The investigation found that certain types of pipe — welded using a low-frequency electric resistance welding technique — have a higher likelihood for defects such as cracks, which increases the risk of failure.
On 28 June, 2012, gas escaping from Westcoast Energy Inc.’s 16-inch Nig Creek pipeline ignited and the resulting fire spread to the surrounding forested area. The pipeline is part of Westcoast Energy Inc.’s sour gas gathering system in northern British Columbia. About half an hour later, the 6.625-inch Bonavista Energy Corporation pipeline — located three meters away in the same right-of-way— ruptured due to its exposure to the fire, causing another explosion.
The situation was compounded by multiple inputs and alarms relating to other events, causing the specific alarms that followed the rupture not being responded to in a timely manner. “If excessive workload of system controllers is not properly managed, there is a risk that emergency response will be delayed,” the report suggests.
A laboratory analysis of the failed sections of the Nig Creek pipeline determined that a pre-existing hook crack was created in the original electric resistance weld when the pipe was manufactured. Prior to the explosion, the pipeline experienced a gradual increase in pressure as sour gas accumulates when the McMahon gas processing plant was temporarily shut down.

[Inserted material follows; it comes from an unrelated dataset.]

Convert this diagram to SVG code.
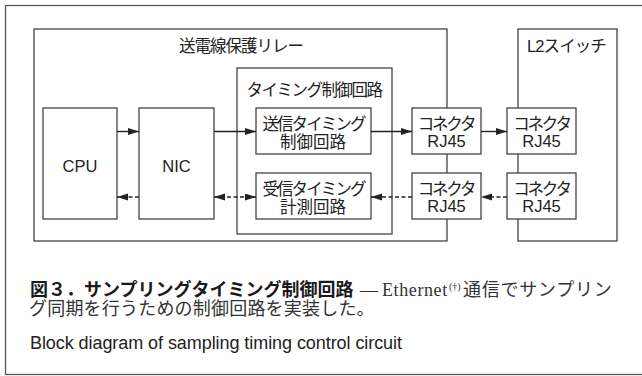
<svg xmlns="http://www.w3.org/2000/svg" width="642" height="376" viewBox="0 0 642 376">
<style>
.frame{fill:none;stroke:#555;stroke-width:1.3}
.box{fill:#fff;stroke:#444;stroke-width:1.3}
.grp{fill:none;stroke:#444;stroke-width:1.3}
.lbl{font-family:"Noto Sans CJK JP",sans-serif;font-size:16.5px;fill:#222;text-anchor:middle}
.jp{font-family:"Noto Sans CJK JP",sans-serif}
.lat{font-family:"Liberation Sans",Arial,sans-serif;letter-spacing:0}
.mix{font-family:"Liberation Sans","Noto Sans CJK JP",sans-serif}
.solid{fill:none;stroke:#222;stroke-width:1.4}
.dash{fill:none;stroke:#222;stroke-width:1.4;stroke-dasharray:4 2.5}
.cap{font-size:18px;fill:#333}
.capb{font-family:"Noto Sans CJK JP",sans-serif;font-weight:bold;fill:#1a1a1a}
.capm{font-family:"Noto Sans CJK JP",serif}
.caps{font-family:"Liberation Serif","Noto Sans CJK JP",serif}
.cape{font-family:"Liberation Sans",Arial,sans-serif;font-size:18px;fill:#222}
</style>
<defs>
<marker id="ah" markerUnits="userSpaceOnUse" markerWidth="12" markerHeight="8" refX="11" refY="3.5" orient="auto-start-reverse">
<path d="M0,0 L11,3.5 L0,7 Z" fill="#222" stroke="none"/>
</marker>
</defs>

<rect class="frame" x="5.5" y="5.5" width="640" height="369"/>

<g id="relay">
<rect class="grp" x="34" y="29" width="413" height="212"/>
<text class="lbl" x="241" y="52" letter-spacing="-1">送電線保護リレー</text>
</g>
<g id="l2switch">
<rect class="grp" x="518" y="29" width="99" height="212"/>
<text class="lbl mix" x="566.5" y="52" letter-spacing="-0.9">L2スイッチ</text>
</g>
<g id="timing">
<rect class="grp" x="237" y="68" width="155" height="166"/>
<text class="lbl" x="314" y="96" letter-spacing="-1.5">タイミング制御回路</text>
</g>
<g id="cpu">
<rect class="box" x="43" y="108" width="74" height="111"/>
<text class="lbl lat" x="80" y="171.5">CPU</text>
</g>
<g id="nic">
<rect class="box" x="139" y="108" width="75" height="111"/>
<text class="lbl lat" x="176.5" y="171.5">NIC</text>
</g>
<g id="tx">
<rect class="box" x="256" y="108" width="115" height="46"/>
<text class="lbl"><tspan x="313.5" y="129.5" letter-spacing="-1.9">送信タイミング</tspan><tspan x="313" y="147.5">制御回路</tspan></text>
</g>
<g id="rx">
<rect class="box" x="256" y="173" width="115" height="46"/>
<text class="lbl"><tspan x="313.5" y="194.5" letter-spacing="-1.9">受信タイミング</tspan><tspan x="313" y="212.5">計測回路</tspan></text>
</g>
<g id="conn1">
<rect class="box" x="412" y="108" width="69" height="46"/>
<text class="lbl"><tspan x="446" y="130" letter-spacing="-2.2">コネクタ</tspan><tspan class="lat" x="446.5" y="146.5">RJ45</tspan></text>
</g>
<g id="conn2">
<rect class="box" x="412" y="173" width="69" height="46"/>
<text class="lbl"><tspan x="446" y="195" letter-spacing="-2.2">コネクタ</tspan><tspan class="lat" x="446.5" y="211.5">RJ45</tspan></text>
</g>
<g id="conn3">
<rect class="box" x="507" y="108" width="69" height="46"/>
<text class="lbl"><tspan x="541.5" y="130" letter-spacing="-2.2">コネクタ</tspan><tspan class="lat" x="541.5" y="146.5">RJ45</tspan></text>
</g>
<g id="conn4">
<rect class="box" x="507" y="173" width="69" height="46"/>
<text class="lbl"><tspan x="541.5" y="195" letter-spacing="-2.2">コネクタ</tspan><tspan class="lat" x="541.5" y="211.5">RJ45</tspan></text>
</g>

<g id="connectors">
<path class="solid" d="M117,131.5 H139" marker-end="url(#ah)"/>
<path class="solid" d="M214,131.5 H256" marker-end="url(#ah)"/>
<path class="solid" d="M371,131.5 H412" marker-end="url(#ah)"/>
<path class="solid" d="M481,131.5 H507" marker-end="url(#ah)"/>
<path class="dash" d="M139,197 H117" marker-end="url(#ah)"/>
<path class="dash" d="M214,197 H256" marker-start="url(#ah)" marker-end="url(#ah)"/>
<path class="dash" d="M412,197 H371" marker-end="url(#ah)"/>
<path class="dash" d="M507,197 H481" marker-end="url(#ah)"/>
</g>

<g id="caption">
<text class="cap"><tspan class="capb" x="30" y="295.5">図３．サンプリングタイミング制御回路</tspan><tspan class="caps" x="360" y="296">—</tspan><tspan class="caps" x="382" y="296" letter-spacing="0.6">Ethernet</tspan><tspan class="caps" x="449" y="289.5" font-size="10">(†)</tspan><tspan class="capm" x="463" y="295.5" letter-spacing="0.75">通信でサンプリン</tspan><tspan class="capm" x="29" y="314.5" letter-spacing="0.2">グ同期を行うための制御回路を実装した。</tspan></text>
<text class="cape" x="30" y="349" textLength="372">Block diagram of sampling timing control circuit</text>
</g>
</svg>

“The elevated pressure was sufficient to rupture the pipe along the longitudinal seam starting at the location of the pre-existing hook crack. The pre-existing hook crack had likely been growing over an undetermined period of time,” the report concludes.
Westcoast Energy Inc.’s pipeline integrity management program that was in effect at the time of the incident did not consider cracks and crack-like defects to be a significant potential hazard to the integrity of the Nig Creek pipeline, the report adds.

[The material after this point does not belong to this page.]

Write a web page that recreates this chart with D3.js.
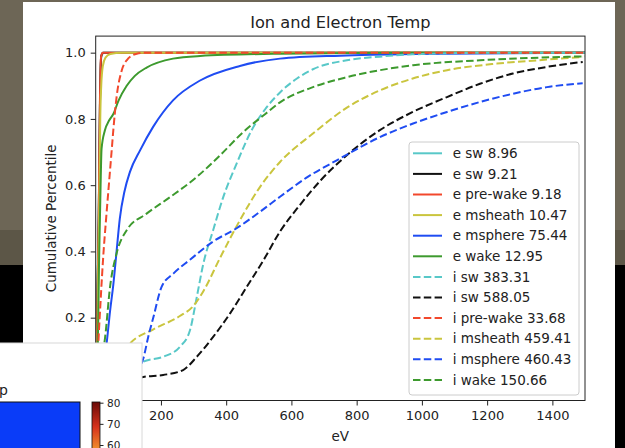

While the Guidance Notes for the Onshore Pipeline Regulations provide direction in developing a pipeline integrity management program, companies have the flexibility and discretion to develop the content of their pipeline integrity management program.
“It is the National Energy Board’s (NEB) expectation that regulated companies, as part of their pipeline integrity management program, proactively identify and continually monitor the specific hazards associated with their pipelines (regardless of vintage) and immediately update their pipeline integrity management program when new hazards are identified,” the TSB report states.
Following the accident, the NEB directed Westcoast Energy Inc. — a wholly-owned subsidiary of Spectra Energy — to conduct integrity assessments and repairs prior to seeking approval to return the pipeline into service.
Gary Weilinger, vice-president of strategic development and external affairs (Canada West) with Spectra Energy Transmission in Calgary, says a number of safety measures around corrosion detection, pipeline integrity digs, pressure testing and visual inspections have been put into place.
He also cites changes in process improvements to detect metallurgical flaws like those found in the pipe that caused the explosion. “We do now x-ray all the wells and pipes that go into service for new construction,” Weilinger says. The energy company has also conducted a successful pressure test on the entire Nig Creek pipeline and filed a monitoring and verification plan for the pipeline’s fitness for service with the NEB.
It has also commissioned additional metallurgical analysis of other segments of the pipeline and scheduled an extensive inspection of the pipeline from the inside. A pipeline control room management review has begun and the resulting changes are expected to improve response times during an emergency.
“We do have a very, very thorough pipeline integrity management system in the place,” Weilinger says, noting that a number of issues have also been corrected to mitigate anomalies and the potential for future failures.